Until this decision, a person whose vehicle was totally destroyed could only recover the market value of the lost vehicle, while a person whose vehicle was repaired could also recover the loss-of-use of the vehicle. Hanna v. Lott, 888 S.W.2d 132 (Tex. App. Tyler 1994, no writ); Pasadena State Bank v. Isaac, 228 S.W.2d 127 (Tex. 1950); Mondragon v. Austin, 954 S.W.2d 191 (Tex. Civ. App. ? Austin 1997). One argument against recovering for loss-of-use when the vehicle is a total loss is if the owner rents a vehicle for two weeks before buying a replacement vehicle, the insured is not really out anything that would justify his recovery of the reasonable rental value for the time it took to buy a new vehicle. The insured can buy a car that has two weeks fewer miles on it, and potentially is two weeks newer and would have a higher resale value. Rental prices generally exceed the depreciation value, but once you’ve crossed that line, it blurs a bright line test. A defendant would argue that he would be paying more than actual damages if liable for loss-of-use, because the plaintiff is getting the free use of a vehicle for two weeks. The law didn’t even make an exception when the owner could not secure financing and was therefore unable to replace the property. Hanna v. Lott, supra.
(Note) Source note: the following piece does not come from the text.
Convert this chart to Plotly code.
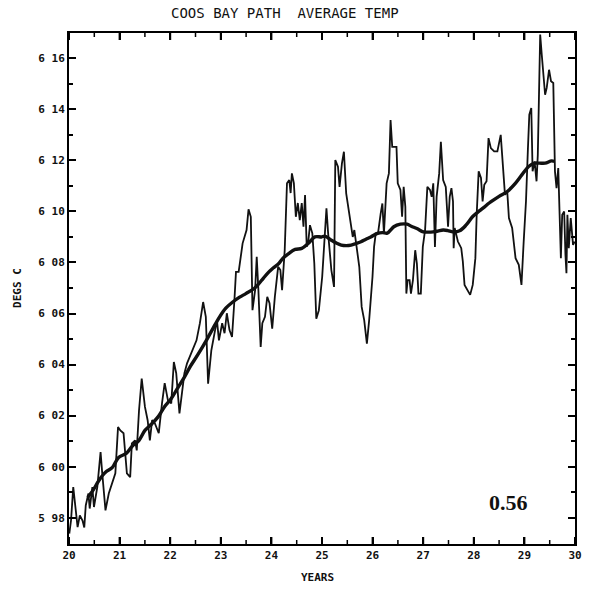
import plotly.graph_objects as go

# Noisy series (years, degrees C)
years_raw = [20.006, 20.04, 20.084, 20.117, 20.17, 20.214, 20.267, 20.302, 20.331, 20.384,
             20.409, 20.462, 20.493, 20.559, 20.624, 20.657, 20.721, 20.786, 20.852, 20.916,
             20.969, 21.014, 21.078, 21.144, 21.209, 21.242, 21.306, 21.339, 21.384, 21.437,
             21.501, 21.554, 21.598, 21.643, 21.696, 21.774, 21.838, 21.891, 21.955, 22.021,
             22.072, 22.119, 22.183, 22.228, 22.281, 22.333, 22.411, 22.489, 22.52, 22.587,
             22.651, 22.704, 22.749, 22.813, 22.879, 22.924, 22.963, 23.027, 23.074, 23.119,
             23.172, 23.222, 23.269, 23.30, 23.353, 23.431, 23.509, 23.548, 23.593, 23.626,
             23.678, 23.71, 23.743, 23.788, 23.821, 23.873, 23.918, 23.963, 24.016, 24.068,
             24.133, 24.177, 24.211, 24.263, 24.308, 24.353, 24.38, 24.405, 24.444, 24.483,
             24.522, 24.561, 24.6, 24.634, 24.665, 24.698, 24.731, 24.762, 24.809, 24.848,
             24.887, 24.938, 25.004, 25.023, 25.088, 25.121, 25.185, 25.238, 25.263, 25.316,
             25.347, 25.394, 25.433, 25.478, 25.522, 25.575, 25.608, 25.639, 25.692, 25.737,
             25.784, 25.834, 25.887, 25.932, 25.998, 26.029, 26.062, 26.107, 26.16, 26.193,
             26.224, 26.277, 26.322, 26.355, 26.388, 26.419, 26.472, 26.497, 26.55, 26.583,
             26.614, 26.647, 26.667, 26.692, 26.731, 26.758, 26.797, 26.842, 26.875, 26.906,
             26.953, 26.992, 27.037, 27.082, 27.135, 27.168, 27.199, 27.232, 27.265, 27.316,
             27.349, 27.394, 27.446, 27.491, 27.524, 27.558, 27.589, 27.602, 27.622, 27.655,
             27.686, 27.752, 27.783, 27.817, 27.881, 27.928, 27.979, 28.031, 28.057, 28.096,
             28.142, 28.174, 28.207, 28.252, 28.291, 28.337, 28.402, 28.466, 28.532, 28.563,
             28.616, 28.661, 28.694, 28.758, 28.825, 28.889, 28.942, 28.986, 29.031, 29.07,
             29.097, 29.136, 29.162, 29.201, 29.24, 29.265, 29.312, 29.343, 29.376, 29.409,
             29.441, 29.487, 29.526, 29.571, 29.604, 29.635, 29.669, 29.702, 29.721, 29.747,
             29.786, 29.811, 29.831, 29.85, 29.877, 29.916, 29.961, 29.994]
temp_raw = [5.9738, 5.9789, 5.992, 5.9868, 5.9763, 5.9809, 5.9789, 5.9762, 5.9848, 5.9895,
            5.9836, 5.992, 5.9842, 5.992, 6.0057, 5.9974, 5.9829, 5.9895, 5.9935, 5.9974,
            6.0155, 6.0142, 6.0131, 5.9974, 5.9959, 6.0091, 6.0103, 6.0064, 6.0221, 6.0345,
            6.0234, 6.0182, 6.0103, 6.0182, 6.017, 6.0131, 6.0248, 6.0327, 6.026, 6.0248,
            6.041, 6.0366, 6.0209, 6.0273, 6.0366, 6.0405, 6.0444, 6.0484, 6.0495, 6.0562,
            6.0645, 6.0587, 6.0325, 6.0456, 6.0535, 6.0574, 6.0495, 6.0562, 6.0523, 6.0601,
            6.0535, 6.0508, 6.0652, 6.0763, 6.0763, 6.0875, 6.0927, 6.1008, 6.0979, 6.0613,
            6.0691, 6.0822, 6.0691, 6.0469, 6.0562, 6.0587, 6.0665, 6.064, 6.0541, 6.0665,
            6.0783, 6.077, 6.0691, 6.0848, 6.111, 6.1123, 6.1072, 6.1149, 6.1111, 6.0979,
            6.1033, 6.0966, 6.1033, 6.094, 6.1064, 6.0861, 6.0887, 6.0946, 6.0914, 6.0796,
            6.058, 6.0613, 6.0744, 6.0809, 6.1012, 6.0915, 6.077, 6.0704, 6.1201, 6.1175,
            6.1096, 6.1188, 6.1234, 6.1071, 6.1018, 6.094, 6.09, 6.0927, 6.0835, 6.0783,
            6.0626, 6.0574, 6.0482, 6.0574, 6.0744, 6.0861, 6.0914, 6.0914, 6.0992, 6.1031,
            6.0914, 6.111, 6.1149, 6.1358, 6.1253, 6.1253, 6.1253, 6.111, 6.1084, 6.0979,
            6.1096, 6.1018, 6.0678, 6.0731, 6.0731, 6.0678, 6.0731, 6.0848, 6.0796, 6.0678,
            6.0678, 6.0861, 6.0927, 6.1096, 6.1084, 6.1057, 6.111, 6.0861, 6.1057, 6.1149,
            6.1273, 6.1123, 6.1096, 6.094, 6.1057, 6.1091, 6.1039, 6.0856, 6.0935, 6.0908,
            6.0882, 6.0856, 6.0804, 6.0712, 6.0686, 6.0673, 6.0712, 6.0817, 6.0987, 6.1157,
            6.1131, 6.1039, 6.1104, 6.1118, 6.1287, 6.1248, 6.1235, 6.1235, 6.13, 6.1222,
            6.1065, 6.1078, 6.0974, 6.0935, 6.0817, 6.0791, 6.0712, 6.0882, 6.1039, 6.1248,
            6.1379, 6.1405, 6.1157, 6.1196, 6.1118, 6.1222, 6.1693, 6.1614, 6.1523, 6.1457,
            6.1484, 6.1555, 6.151, 6.1503, 6.1157, 6.1091, 6.117, 6.0882, 6.0817, 6.0987,
            6.1, 6.083, 6.0758, 6.0987, 6.0856, 6.0974, 6.0869, 6.0882]

# Smoothed series
years_smooth = [20.37, 20.474, 20.591, 20.721, 20.858, 20.98, 21.131, 21.248, 21.384, 21.501,
                21.643, 21.76, 21.891, 22.021, 22.144, 22.281, 22.398, 22.54, 22.715, 22.846,
                22.977, 23.099, 23.236, 23.372, 23.495, 23.659, 23.756, 23.84, 23.951, 24.035,
                24.146, 24.23, 24.341, 24.47, 24.6, 24.731, 24.86, 24.99, 25.055, 25.185,
                25.283, 25.38, 25.478, 25.575, 25.673, 25.77, 25.868, 25.965, 26.096, 26.193,
                26.29, 26.355, 26.419, 26.55, 26.68, 26.764, 26.875, 27.004, 27.096, 27.199,
                27.29, 27.394, 27.485, 27.589, 27.719, 27.85, 27.979, 28.109, 28.207, 28.304,
                28.499, 28.661, 28.825, 28.953, 29.084, 29.214, 29.298, 29.409, 29.538, 29.591]
temp_smooth = [5.988, 5.9907, 5.9946, 5.9978, 5.9997, 6.0036, 6.0052, 6.008, 6.0103, 6.0142,
               6.0169, 6.0195, 6.0236, 6.0267, 6.0307, 6.0351, 6.0393, 6.0437, 6.0495, 6.0542,
               6.0587, 6.0621, 6.0645, 6.0664, 6.0678, 6.0698, 6.0718, 6.0738, 6.0763, 6.0778,
               6.0796, 6.0817, 6.0835, 6.0851, 6.0855, 6.0875, 6.09, 6.09, 6.0903, 6.0887,
               6.0876, 6.0868, 6.0866, 6.0868, 6.0874, 6.0881, 6.0891, 6.09, 6.0914, 6.0917,
               6.0915, 6.0927, 6.094, 6.095, 6.095, 6.0942, 6.0933, 6.092, 6.0919, 6.092,
               6.0923, 6.0927, 6.0925, 6.092, 6.0924, 6.0947, 6.098, 6.1002, 6.1017, 6.1033,
               6.1059, 6.1078, 6.1111, 6.1144, 6.1176, 6.1189, 6.1189, 6.1189, 6.1198, 6.1196]

y_tickvals = [5.98, 6.00, 6.02, 6.04, 6.06, 6.08, 6.10, 6.12, 6.14, 6.16]
y_ticktext = ["5 98", "6 00", "6 02", "6 04", "6 06", "6 08", "6 10", "6 12", "6 14", "6 16"]
x_tickvals = [20.0, 21.0, 22.0, 23.0, 24.0, 25.0, 26.0, 27.0, 28.0, 29.0, 30.0]
x_ticktext = ["20", "21", "22", "23", "24", "25", "26", "27", "28", "29", "30"]
x_minorvals = [20.5, 21.5, 22.5, 23.5, 24.5, 25.5, 26.5, 27.5, 28.5, 29.5]

TITLE = "COOS BAY PATH\u00a0 AVERAGE TEMP"
XLABEL = "YEARS"
YLABEL = "DEGS C"
NOTE = "0.56"

INK = "#111111"
MONO = "DejaVu Sans Mono"
PLOT_H = 594 - 33 - 50  # plot area height in px


def bold(labels):
    return ["<b>" + t + "</b>" for t in labels]


fig = go.Figure()
fig.add_trace(go.Scatter(x=years_raw, y=temp_raw, mode="lines",
                         line=dict(color=INK, width=1.8), showlegend=False, hoverinfo="skip"))
fig.add_trace(go.Scatter(x=years_smooth, y=temp_smooth, mode="lines", line_shape="spline",
                         line=dict(color=INK, width=3.4), showlegend=False, hoverinfo="skip"))

fig.update_layout(
    width=593, height=594,
    margin=dict(l=69, r=11, t=33, b=50),
    paper_bgcolor="white", plot_bgcolor="white",
    font=dict(family=MONO, color=INK),
)
fig.update_xaxes(
    range=[20, 30], tickmode="array", tickvals=x_tickvals, ticktext=bold(x_ticktext),
    ticks="inside", ticklen=7, tickwidth=2, tickcolor="black",
    showline=True, linecolor="black", linewidth=2, mirror="allticks",
    showgrid=False, zeroline=False, layer="above traces",
    tickfont=dict(family=MONO, size=11, color=INK),
)
fig.update_yaxes(
    range=[5.9697, 6.1699], tickmode="array", tickvals=y_tickvals, ticktext=bold(y_ticktext),
    ticks="inside", ticklen=7, tickwidth=2, tickcolor="black",
    minor=dict(dtick=0.01, tick0=5.98, ticks="inside", ticklen=4, tickwidth=1.5, tickcolor="black"),
    showline=True, linecolor="black", linewidth=2, mirror="allticks",
    showgrid=False, zeroline=False, layer="above traces",
    tickfont=dict(family=MONO, size=11, color=INK),
)

# Inward x-axis tick marks on bottom and top edges, placed on the x scale
for vals, length, width in ((x_tickvals, 7, 2), (x_minorvals, 4, 1.5)):
    frac = length / PLOT_H
    for v in vals:
        fig.add_shape(type="line", xref="x", yref="y domain", x0=v, x1=v, y0=0, y1=frac,
                      line=dict(color="black", width=width), layer="above")
        fig.add_shape(type="line", xref="x", yref="y domain", x0=v, x1=v, y0=1, y1=1 - frac,
                      line=dict(color="black", width=width), layer="above")

fig.add_annotation(text=TITLE, xref="paper", yref="paper", x=0.427, y=1.039,
                   xanchor="center", yanchor="middle", showarrow=False,
                   font=dict(family=MONO, size=14, color=INK))
fig.add_annotation(text="<b>" + XLABEL + "</b>", xref="paper", yref="paper", x=0.491, y=-0.0665,
                   xanchor="center", yanchor="middle", showarrow=False,
                   font=dict(family=MONO, size=11, color=INK))
fig.add_annotation(text="<b>" + YLABEL + "</b>", xref="paper", yref="paper", x=-0.101, y=0.501,
                   xanchor="center", yanchor="middle", showarrow=False, textangle=-90,
                   font=dict(family=MONO, size=11, color=INK))
fig.add_annotation(text="<b>" + NOTE + "</b>", xref="paper", yref="paper", x=0.869, y=0.082,
                   xanchor="center", yanchor="middle", showarrow=False,
                   font=dict(family="Liberation Serif", size=22, color=INK))

fig.write_html("out.html")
The Supreme Court in J & D Towing, LLC noted that a majority of jurisdictions within the United States permit loss-of-use damages in partial-destruction cases, but prohibit them in total-loss cases. However, the Court noted that case law and treatises have shifted away from the distinction, because the owner of total-loss personal property may suffer loss-of-use damages to the same extent that the owner of repairable personal property, and that the distinction was “illogical.”
The Supreme Court didn’t specify whether the change in the law was prospective or retroactive in nature. However, in Texas, the general rule is that you must read an opinion to see whether there is language in it that limits the applicability of the holding to subsequent cases. If you don’t see that sort of limitation, it is generally assumed that the case applies retroactively. For example, in Guillot v. Hix, a case involving when a cause of action for workers’ compensation subrogation accrues argued by Gary L. Wickert, the Supreme Court specifically stated:
Our holding today may bar actions which have not been filed in reliance upon the rules established by our prior decisions. We therefore make our holding applicable only to injuries which occur today and hereafter. Injuries which occurred before today remain subject to the rules in Fidelity, Brandon, and Campbell. Guillot v. Hix, 838 S.W.2d 230 (Tex. 1992).
The J & D Towing, LLC decision should apply retroactively to all pending losses or cases, not just prospectively, because this is not a change in prior law as declared by the Texas Supreme Court. Until now, only appellate courts have weighed in. This was the first time the Texas Supreme Court has ruled on the issue.